Extracted data entries
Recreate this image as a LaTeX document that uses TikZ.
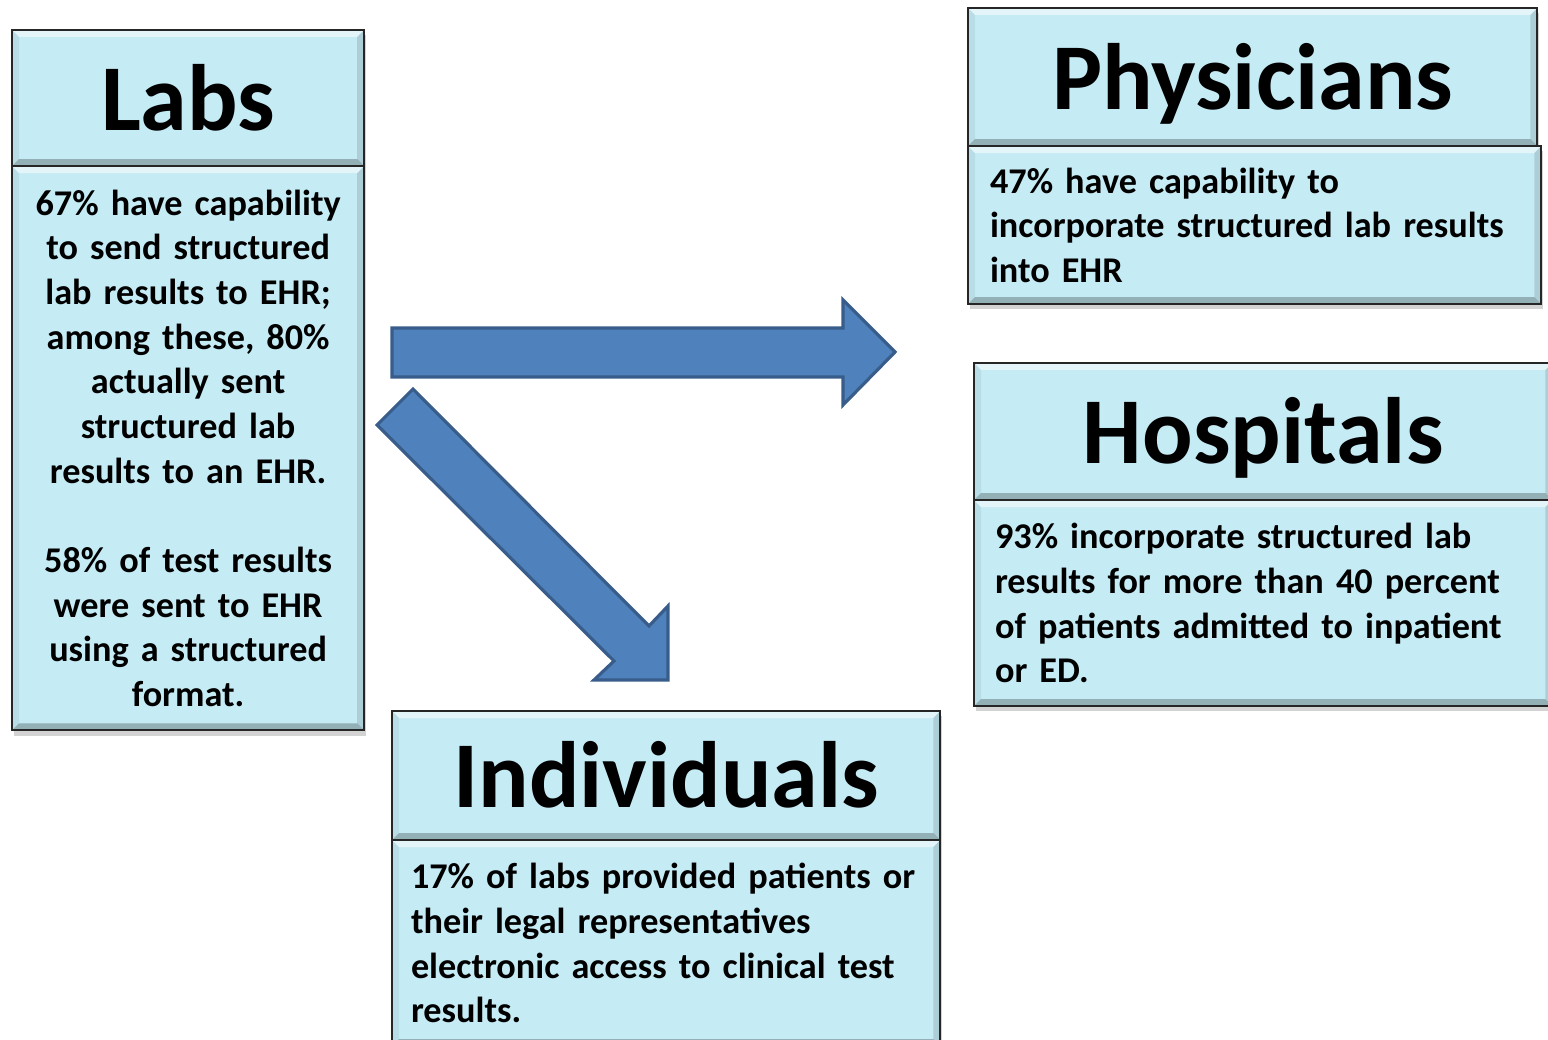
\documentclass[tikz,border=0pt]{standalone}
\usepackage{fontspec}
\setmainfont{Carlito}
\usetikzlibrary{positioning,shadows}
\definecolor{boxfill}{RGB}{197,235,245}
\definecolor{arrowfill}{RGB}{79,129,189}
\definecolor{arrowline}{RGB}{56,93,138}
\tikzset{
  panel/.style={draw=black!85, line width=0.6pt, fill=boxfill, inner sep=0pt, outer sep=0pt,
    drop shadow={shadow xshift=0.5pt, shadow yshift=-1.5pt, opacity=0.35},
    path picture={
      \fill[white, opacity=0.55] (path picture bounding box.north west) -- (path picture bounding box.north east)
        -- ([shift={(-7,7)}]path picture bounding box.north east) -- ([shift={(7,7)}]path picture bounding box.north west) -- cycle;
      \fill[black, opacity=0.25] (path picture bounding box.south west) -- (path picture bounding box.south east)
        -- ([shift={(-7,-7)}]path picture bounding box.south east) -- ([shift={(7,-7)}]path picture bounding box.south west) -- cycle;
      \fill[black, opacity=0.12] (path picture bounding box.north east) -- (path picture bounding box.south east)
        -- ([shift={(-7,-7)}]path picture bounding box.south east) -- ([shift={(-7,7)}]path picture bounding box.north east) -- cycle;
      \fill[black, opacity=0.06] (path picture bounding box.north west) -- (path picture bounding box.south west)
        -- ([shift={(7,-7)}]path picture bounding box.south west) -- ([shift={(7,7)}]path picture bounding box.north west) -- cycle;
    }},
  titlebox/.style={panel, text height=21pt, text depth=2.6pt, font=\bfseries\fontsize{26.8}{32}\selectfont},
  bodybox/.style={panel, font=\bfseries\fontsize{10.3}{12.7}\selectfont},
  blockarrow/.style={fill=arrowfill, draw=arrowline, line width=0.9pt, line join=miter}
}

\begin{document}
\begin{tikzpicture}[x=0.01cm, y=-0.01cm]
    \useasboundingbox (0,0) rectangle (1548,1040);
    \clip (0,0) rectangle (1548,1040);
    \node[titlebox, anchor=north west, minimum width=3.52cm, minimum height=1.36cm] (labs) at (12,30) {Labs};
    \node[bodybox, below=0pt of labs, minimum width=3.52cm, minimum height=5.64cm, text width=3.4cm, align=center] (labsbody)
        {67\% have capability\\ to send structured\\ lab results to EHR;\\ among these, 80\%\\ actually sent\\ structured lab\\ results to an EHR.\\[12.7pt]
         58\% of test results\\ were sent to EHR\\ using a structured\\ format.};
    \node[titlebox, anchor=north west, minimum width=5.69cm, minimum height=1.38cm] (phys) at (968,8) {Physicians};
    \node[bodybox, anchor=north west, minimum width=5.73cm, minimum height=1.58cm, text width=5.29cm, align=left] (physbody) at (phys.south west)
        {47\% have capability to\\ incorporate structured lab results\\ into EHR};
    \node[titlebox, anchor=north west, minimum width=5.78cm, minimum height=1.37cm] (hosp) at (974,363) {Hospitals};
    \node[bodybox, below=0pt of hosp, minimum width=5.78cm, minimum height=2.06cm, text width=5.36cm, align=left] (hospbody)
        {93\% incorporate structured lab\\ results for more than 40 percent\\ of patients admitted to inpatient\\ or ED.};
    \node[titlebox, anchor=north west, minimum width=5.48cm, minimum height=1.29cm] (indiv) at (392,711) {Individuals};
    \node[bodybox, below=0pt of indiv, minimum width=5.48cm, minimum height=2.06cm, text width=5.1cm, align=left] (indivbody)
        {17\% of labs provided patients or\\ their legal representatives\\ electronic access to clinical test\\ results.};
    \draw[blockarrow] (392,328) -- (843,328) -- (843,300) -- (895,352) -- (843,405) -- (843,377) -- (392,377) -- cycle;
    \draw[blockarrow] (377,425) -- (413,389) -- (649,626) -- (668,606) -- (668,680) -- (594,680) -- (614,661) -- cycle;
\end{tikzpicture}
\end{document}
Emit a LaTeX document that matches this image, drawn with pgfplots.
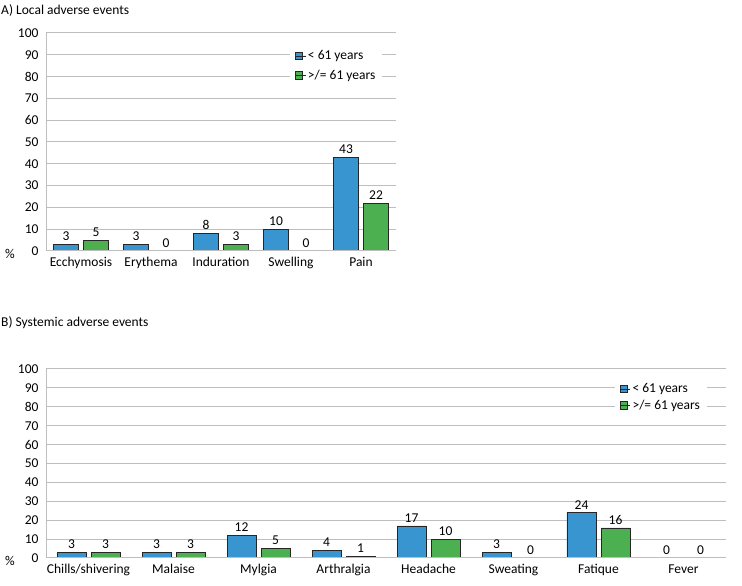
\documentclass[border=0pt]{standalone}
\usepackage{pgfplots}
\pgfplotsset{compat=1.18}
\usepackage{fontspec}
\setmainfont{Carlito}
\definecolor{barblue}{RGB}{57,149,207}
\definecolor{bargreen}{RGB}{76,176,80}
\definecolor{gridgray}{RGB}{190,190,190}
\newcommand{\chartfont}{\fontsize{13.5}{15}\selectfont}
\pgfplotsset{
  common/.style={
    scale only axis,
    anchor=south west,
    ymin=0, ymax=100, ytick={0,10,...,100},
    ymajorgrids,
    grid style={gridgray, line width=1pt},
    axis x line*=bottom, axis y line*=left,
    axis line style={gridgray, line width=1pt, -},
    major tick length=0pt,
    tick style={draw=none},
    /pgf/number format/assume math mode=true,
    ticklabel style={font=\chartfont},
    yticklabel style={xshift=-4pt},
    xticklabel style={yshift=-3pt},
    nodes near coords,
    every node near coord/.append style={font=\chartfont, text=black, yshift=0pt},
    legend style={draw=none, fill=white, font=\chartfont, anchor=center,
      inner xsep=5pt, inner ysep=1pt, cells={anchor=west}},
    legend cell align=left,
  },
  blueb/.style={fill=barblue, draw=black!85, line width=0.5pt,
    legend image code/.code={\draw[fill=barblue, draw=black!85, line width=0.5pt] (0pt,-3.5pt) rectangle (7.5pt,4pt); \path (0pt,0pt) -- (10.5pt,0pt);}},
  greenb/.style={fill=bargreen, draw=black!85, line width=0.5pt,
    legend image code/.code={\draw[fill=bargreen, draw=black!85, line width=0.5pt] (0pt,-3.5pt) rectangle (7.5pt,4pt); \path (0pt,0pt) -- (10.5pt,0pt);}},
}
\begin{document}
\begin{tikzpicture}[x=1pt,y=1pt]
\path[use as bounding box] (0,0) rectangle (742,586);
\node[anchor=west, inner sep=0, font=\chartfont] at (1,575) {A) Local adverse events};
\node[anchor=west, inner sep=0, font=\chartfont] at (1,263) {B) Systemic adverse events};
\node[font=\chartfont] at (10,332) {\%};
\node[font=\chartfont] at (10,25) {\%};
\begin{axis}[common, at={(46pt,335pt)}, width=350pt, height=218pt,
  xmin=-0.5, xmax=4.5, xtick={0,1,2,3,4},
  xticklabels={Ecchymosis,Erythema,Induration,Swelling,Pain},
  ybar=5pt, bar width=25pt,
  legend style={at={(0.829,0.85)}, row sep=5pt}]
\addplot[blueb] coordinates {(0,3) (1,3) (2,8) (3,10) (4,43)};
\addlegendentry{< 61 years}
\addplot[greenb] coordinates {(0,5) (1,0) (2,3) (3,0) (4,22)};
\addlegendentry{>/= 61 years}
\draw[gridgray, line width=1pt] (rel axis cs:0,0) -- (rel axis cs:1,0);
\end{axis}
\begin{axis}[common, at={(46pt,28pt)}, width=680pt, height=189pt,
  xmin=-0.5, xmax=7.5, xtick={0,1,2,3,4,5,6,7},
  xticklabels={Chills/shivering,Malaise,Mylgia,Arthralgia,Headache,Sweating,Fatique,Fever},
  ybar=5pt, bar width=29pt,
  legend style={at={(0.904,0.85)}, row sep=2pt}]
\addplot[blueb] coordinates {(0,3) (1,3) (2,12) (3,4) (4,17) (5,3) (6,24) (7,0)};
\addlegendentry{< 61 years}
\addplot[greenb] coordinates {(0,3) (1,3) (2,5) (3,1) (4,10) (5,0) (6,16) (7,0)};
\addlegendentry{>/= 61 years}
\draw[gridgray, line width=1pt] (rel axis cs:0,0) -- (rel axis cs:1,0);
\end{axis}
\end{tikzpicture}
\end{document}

| GOAL |
Return all the entries word for word, but omit any pictures they contain.

| EXERCISE RESULT |
Recreate this image as a LaTeX document that uses TikZ.
\documentclass[tikz,border=0pt]{standalone}
\usepackage{fontspec}
\setmainfont{Carlito}
\usetikzlibrary{positioning,shadows}
\definecolor{boxfill}{RGB}{197,235,245}
\definecolor{arrowfill}{RGB}{79,129,189}
\definecolor{arrowline}{RGB}{56,93,138}
\tikzset{
  panel/.style={draw=black!85, line width=0.6pt, fill=boxfill, inner sep=0pt, outer sep=0pt,
    drop shadow={shadow xshift=0.5pt, shadow yshift=-1.5pt, opacity=0.35},
    path picture={
      \fill[white, opacity=0.55] (path picture bounding box.north west) -- (path picture bounding box.north east)
        -- ([shift={(-7,7)}]path picture bounding box.north east) -- ([shift={(7,7)}]path picture bounding box.north west) -- cycle;
      \fill[black, opacity=0.25] (path picture bounding box.south west) -- (path picture bounding box.south east)
        -- ([shift={(-7,-7)}]path picture bounding box.south east) -- ([shift={(7,-7)}]path picture bounding box.south west) -- cycle;
      \fill[black, opacity=0.12] (path picture bounding box.north east) -- (path picture bounding box.south east)
        -- ([shift={(-7,-7)}]path picture bounding box.south east) -- ([shift={(-7,7)}]path picture bounding box.north east) -- cycle;
      \fill[black, opacity=0.06] (path picture bounding box.north west) -- (path picture bounding box.south west)
        -- ([shift={(7,-7)}]path picture bounding box.south west) -- ([shift={(7,7)}]path picture bounding box.north west) -- cycle;
    }},
  titlebox/.style={panel, text height=21pt, text depth=2.6pt, font=\bfseries\fontsize{26.8}{32}\selectfont},
  bodybox/.style={panel, font=\bfseries\fontsize{10.3}{12.7}\selectfont},
  blockarrow/.style={fill=arrowfill, draw=arrowline, line width=0.9pt, line join=miter}
}

\begin{document}
\begin{tikzpicture}[x=0.01cm, y=-0.01cm]
    \useasboundingbox (0,0) rectangle (1548,1040);
    \clip (0,0) rectangle (1548,1040);
    \node[titlebox, anchor=north west, minimum width=3.52cm, minimum height=1.36cm] (labs) at (12,30) {Labs};
    \node[bodybox, below=0pt of labs, minimum width=3.52cm, minimum height=5.64cm, text width=3.4cm, align=center] (labsbody)
        {67\% have capability\\ to send structured\\ lab results to EHR;\\ among these, 80\%\\ actually sent\\ structured lab\\ results to an EHR.\\[12.7pt]
         58\% of test results\\ were sent to EHR\\ using a structured\\ format.};
    \node[titlebox, anchor=north west, minimum width=5.69cm, minimum height=1.38cm] (phys) at (968,8) {Physicians};
    \node[bodybox, anchor=north west, minimum width=5.73cm, minimum height=1.58cm, text width=5.29cm, align=left] (physbody) at (phys.south west)
        {47\% have capability to\\ incorporate structured lab results\\ into EHR};
    \node[titlebox, anchor=north west, minimum width=5.78cm, minimum height=1.37cm] (hosp) at (974,363) {Hospitals};
    \node[bodybox, below=0pt of hosp, minimum width=5.78cm, minimum height=2.06cm, text width=5.36cm, align=left] (hospbody)
        {93\% incorporate structured lab\\ results for more than 40 percent\\ of patients admitted to inpatient\\ or ED.};
    \node[titlebox, anchor=north west, minimum width=5.48cm, minimum height=1.29cm] (indiv) at (392,711) {Individuals};
    \node[bodybox, below=0pt of indiv, minimum width=5.48cm, minimum height=2.06cm, text width=5.1cm, align=left] (indivbody)
        {17\% of labs provided patients or\\ their legal representatives\\ electronic access to clinical test\\ results.};
    \draw[blockarrow] (392,328) -- (843,328) -- (843,300) -- (895,352) -- (843,405) -- (843,377) -- (392,377) -- cycle;
    \draw[blockarrow] (377,425) -- (413,389) -- (649,626) -- (668,606) -- (668,680) -- (594,680) -- (614,661) -- cycle;
\end{tikzpicture}
\end{document}
Emit a LaTeX document that matches this image, drawn with pgfplots.
\documentclass[border=0pt]{standalone}
\usepackage{pgfplots}
\pgfplotsset{compat=1.18}
\usepackage{fontspec}
\setmainfont{Carlito}
\definecolor{barblue}{RGB}{57,149,207}
\definecolor{bargreen}{RGB}{76,176,80}
\definecolor{gridgray}{RGB}{190,190,190}
\newcommand{\chartfont}{\fontsize{13.5}{15}\selectfont}
\pgfplotsset{
  common/.style={
    scale only axis,
    anchor=south west,
    ymin=0, ymax=100, ytick={0,10,...,100},
    ymajorgrids,
    grid style={gridgray, line width=1pt},
    axis x line*=bottom, axis y line*=left,
    axis line style={gridgray, line width=1pt, -},
    major tick length=0pt,
    tick style={draw=none},
    /pgf/number format/assume math mode=true,
    ticklabel style={font=\chartfont},
    yticklabel style={xshift=-4pt},
    xticklabel style={yshift=-3pt},
    nodes near coords,
    every node near coord/.append style={font=\chartfont, text=black, yshift=0pt},
    legend style={draw=none, fill=white, font=\chartfont, anchor=center,
      inner xsep=5pt, inner ysep=1pt, cells={anchor=west}},
    legend cell align=left,
  },
  blueb/.style={fill=barblue, draw=black!85, line width=0.5pt,
    legend image code/.code={\draw[fill=barblue, draw=black!85, line width=0.5pt] (0pt,-3.5pt) rectangle (7.5pt,4pt); \path (0pt,0pt) -- (10.5pt,0pt);}},
  greenb/.style={fill=bargreen, draw=black!85, line width=0.5pt,
    legend image code/.code={\draw[fill=bargreen, draw=black!85, line width=0.5pt] (0pt,-3.5pt) rectangle (7.5pt,4pt); \path (0pt,0pt) -- (10.5pt,0pt);}},
}
\begin{document}
\begin{tikzpicture}[x=1pt,y=1pt]
\path[use as bounding box] (0,0) rectangle (742,586);
\node[anchor=west, inner sep=0, font=\chartfont] at (1,575) {A) Local adverse events};
\node[anchor=west, inner sep=0, font=\chartfont] at (1,263) {B) Systemic adverse events};
\node[font=\chartfont] at (10,332) {\%};
\node[font=\chartfont] at (10,25) {\%};
\begin{axis}[common, at={(46pt,335pt)}, width=350pt, height=218pt,
  xmin=-0.5, xmax=4.5, xtick={0,1,2,3,4},
  xticklabels={Ecchymosis,Erythema,Induration,Swelling,Pain},
  ybar=5pt, bar width=25pt,
  legend style={at={(0.829,0.85)}, row sep=5pt}]
\addplot[blueb] coordinates {(0,3) (1,3) (2,8) (3,10) (4,43)};
\addlegendentry{< 61 years}
\addplot[greenb] coordinates {(0,5) (1,0) (2,3) (3,0) (4,22)};
\addlegendentry{>/= 61 years}
\draw[gridgray, line width=1pt] (rel axis cs:0,0) -- (rel axis cs:1,0);
\end{axis}
\begin{axis}[common, at={(46pt,28pt)}, width=680pt, height=189pt,
  xmin=-0.5, xmax=7.5, xtick={0,1,2,3,4,5,6,7},
  xticklabels={Chills/shivering,Malaise,Mylgia,Arthralgia,Headache,Sweating,Fatique,Fever},
  ybar=5pt, bar width=29pt,
  legend style={at={(0.904,0.85)}, row sep=2pt}]
\addplot[blueb] coordinates {(0,3) (1,3) (2,12) (3,4) (4,17) (5,3) (6,24) (7,0)};
\addlegendentry{< 61 years}
\addplot[greenb] coordinates {(0,3) (1,3) (2,5) (3,1) (4,10) (5,0) (6,16) (7,0)};
\addlegendentry{>/= 61 years}
\draw[gridgray, line width=1pt] (rel axis cs:0,0) -- (rel axis cs:1,0);
\end{axis}
\end{tikzpicture}
\end{document}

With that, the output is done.